Last week Newsweek had an article on a book and DVD titled The Secret by Rhonda Byrne that Oprah and Ellen Degeneres have featured on their shows. Oprah actually devoted two shows to The Secret.
(Please read the article here before you continue. What follows I have written assuming that you have.)
Let me begin by saying that I haven't read the book and am only commenting on what I learned while reading the article in Newsweek. But something appeared obvious to me that the article either failed to mention or intentionally avoided. It is the biggest conceit within The Secret.
As mentioned in the article, The Secret can be boiled down to the three word mantra: Ask. Believe. Receive. But I believe that this "Secret" has been around for thousands of years. According to the article, Oprah claimed to have been living by this philosophy her entire life without realizing it. And look how successful she is! It must work!
I suggest that the majority of people on this earth live by this creed already. I think that it has been around for thousands of years because "Ask. Believe. Receive." is the basis of most, if not all, religions of the world. It's called prayer: Ask God. Believe God is listening. God will answer your prayers.
The difference between prayer and what The Secret promises is that while practicing the Law of Attraction you hold all the responsibility for your fate. If you don't get what you want it's your fault for thinking negatively. Bad things happen to you? It's because you worry too much. In contrast, prayer puts the granting of your wishes in God's hands. If your prayers aren't answered it's because it's not part of God's plan. The Secret puts everything in the lap of the person using it. This self-help philosphy seems to hold the potential for destroying the person practicing it.
Aside from the fact that this "new" way to live isn't new, the most disturbing part of the article for me is this passage:
"The law of attraction is that each one of us is determining the frequency that we're on by what we're thinking and feeling," Byrne said in a telephone interview, in response to a question about the massacre in Rwanda. "If we are in fear, if we're feeling in our lives that we're victims and feeling powerless, then we are on a frequency of attracting those things to us ... totally unconsciously, totally innocently, totally all of those words that are so important."
If an infant is murdered is Byrne suggesting that the infant was thinking negatively? Therefore the infant had it coming? Or is it a parent's fault that they weren't visualizing good things for their child?

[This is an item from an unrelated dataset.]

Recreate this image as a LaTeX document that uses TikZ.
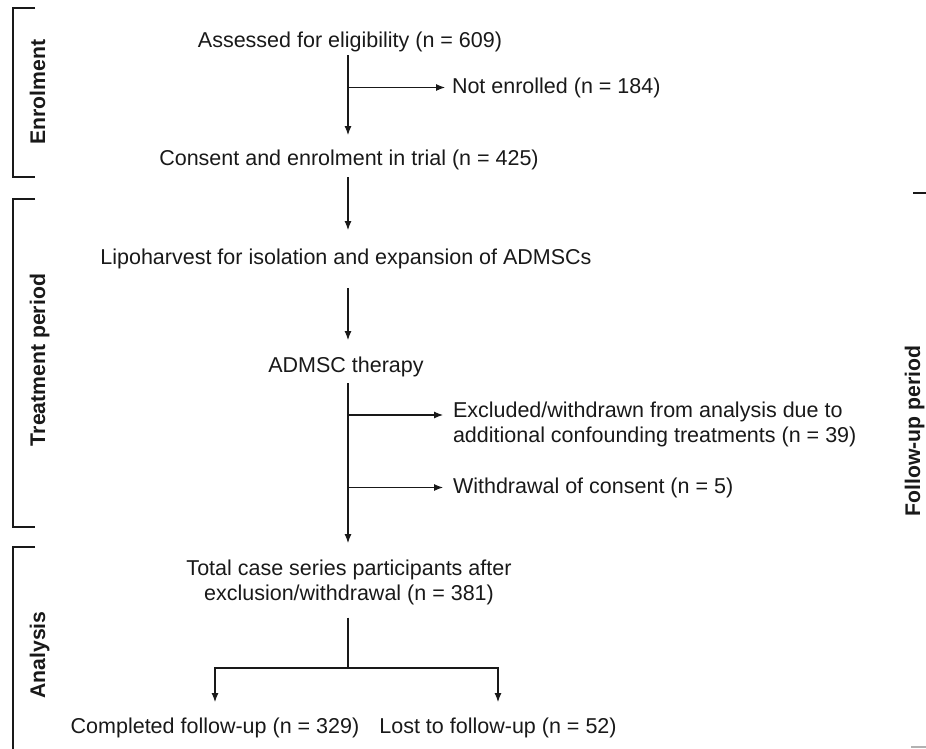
\documentclass[tikz,border=0pt]{standalone}
\usepackage{fontspec}
\setmainfont{Liberation Sans}
\usetikzlibrary{arrows.meta}

\begin{document}
\begin{tikzpicture}
    [
        x=1pt, y=-1pt,
        basic/.style = {inner sep=0pt, outer sep=0pt, text=black!90, font=\fontsize{21.5}{25}\selectfont},
        txt/.style = {basic, text height=15.5pt, text depth=4.5pt},
        phase/.style = {basic, rotate=90, anchor=base, font=\fontsize{21.2}{25}\selectfont\bfseries},
        line/.style = {line width=1.1pt, black!90},
        >={Latex[length=9pt, width=7pt]}
    ]
    \useasboundingbox (0,0) rectangle (926,748);

    \node [txt, anchor=base] (assess) at (350,47) {Assessed for eligibility (n = 609)};
    \node [txt, anchor=base] (consent) at (349,165) {Consent and enrolment in trial (n = 425)};
    \node [txt, anchor=base] (lipo) at (346,264) {Lipoharvest for isolation and expansion of ADMSCs};
    \node [txt, anchor=base] (admsc) at (346,372) {ADMSC therapy};
    \node [basic, align=center, anchor=north] (total) at (349,560) {Total case series participants after\\exclusion/withdrawal (n = 381)};
    \node [txt, anchor=base] (comp) at (215,733) {Completed follow-up (n = 329)};
    \node [txt, anchor=base] (lost) at (498,733) {Lost to follow-up (n = 52)};

    \node [txt, anchor=base west] (notenr) at (452,93) {Not enrolled (n = 184)};
    \node [basic, align=left, anchor=north west] (excl) at (453,402) {Excluded/withdrawn from analysis due to\\additional confounding treatments (n = 39)};
    \node [txt, anchor=base west] (wdraw) at (453,493) {Withdrawal of consent (n = 5)};

    \coordinate (trunk) at (348,0);
    \draw [line, ->, shorten <=3.5pt, shorten >=14.5pt] (assess.south -| trunk) -- (consent.north -| trunk);
    \draw [line, ->, shorten <=7.5pt, shorten >=18.5pt] (consent.south -| trunk) -- (lipo.north -| trunk);
    \draw [line, ->, shorten <=19.5pt, shorten >=16.5pt] (lipo.south -| trunk) -- (admsc.north -| trunk);
    \draw [line, ->, shorten <=6.5pt, shorten >=17pt] (admsc.south -| trunk) -- (total.north -| trunk);

    \coordinate (split) at (348,668);
    \draw [line, shorten <=12.5pt] (total.south -| trunk) -- (split);
    \draw [line, ->, shorten >=15.5pt] (split) -| (comp);
    \draw [line, ->, shorten >=15.5pt] (split) -| (lost);

    \draw [line, ->, shorten >=7pt] (notenr.west -| trunk) -- (notenr.west);
    \coordinate (exclin) at ([yshift=-13pt]excl.north west);
    \draw [line, ->, shorten >=10pt] (exclin -| trunk) -- (exclin);
    \draw [line, ->, shorten >=10pt] (wdraw.west -| trunk) -- (wdraw.west);

    % phase brackets
    \draw [line] (35,8) -- (13,8) -- (13,177) -- (35,177);
    \draw [line] (35,199) -- (13,199) -- (13,527) -- (35,527);
    \draw [line] (35,547) -- (13,547) -- (13,752);
    \draw [line] (913,193) -- (926,193);
    \draw [line, gray!60] (911,747) -- (926,747);

    \node [phase] (enrol) at (45,92) {Enrolment};
    \node [phase] (treat) at (45,360) {Treatment period};
    \node [phase] (analysis) at (45,655) {Analysis};
    \node [phase] (fup) at (920,431) {Follow-up period};

\end{tikzpicture}
\end{document}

I can't properly put into words how worked up this article has gotten me. It makes me wish that some horrible fate befall the author, Byrne. I find myself wanting her to physically suffer to the point that she truly regrets hawking this crap. I want her to suffer until she publicly abandons her own "convictions" and returns the money she has made as penance.
But apparently I'm in the minority. Nearly 1.5 million of her DVDs have been sold and 1.75 million of her books are in print. Here's hoping none of them read this and try their mojo on me. Here's hoping I'm not wrong.
As an Oprah fan (I know, I know), I've been following all this Secret talk pretty keenly. I'm not sure what I think. One minute I'm angry, like you. The next minute I find myself reading all kinds of stuff on the LOA. Anyhow, read this exchange: http://grantbellows.com/2007/01/20/law-of-attraction-vibration-theory/
ReplyDeleteIt's long, and gets really weird at some points, but I find it fascinating that so many people are invested in this...
Anyone who knows me has probably heard me say that at the end of my life, I'm not going to wish I'd done more ads. This is why. This book is advertising charlatanism at it's best/worst. This woman has reskinned Optimism and used it to make a buck and makes me want to take a Silkwood shower. I suppose the only thing I can do is visualize her failure. Hopefully, she still inadvertently tags her promises with "Cross my heart, hope to die." What sweet irony that would be.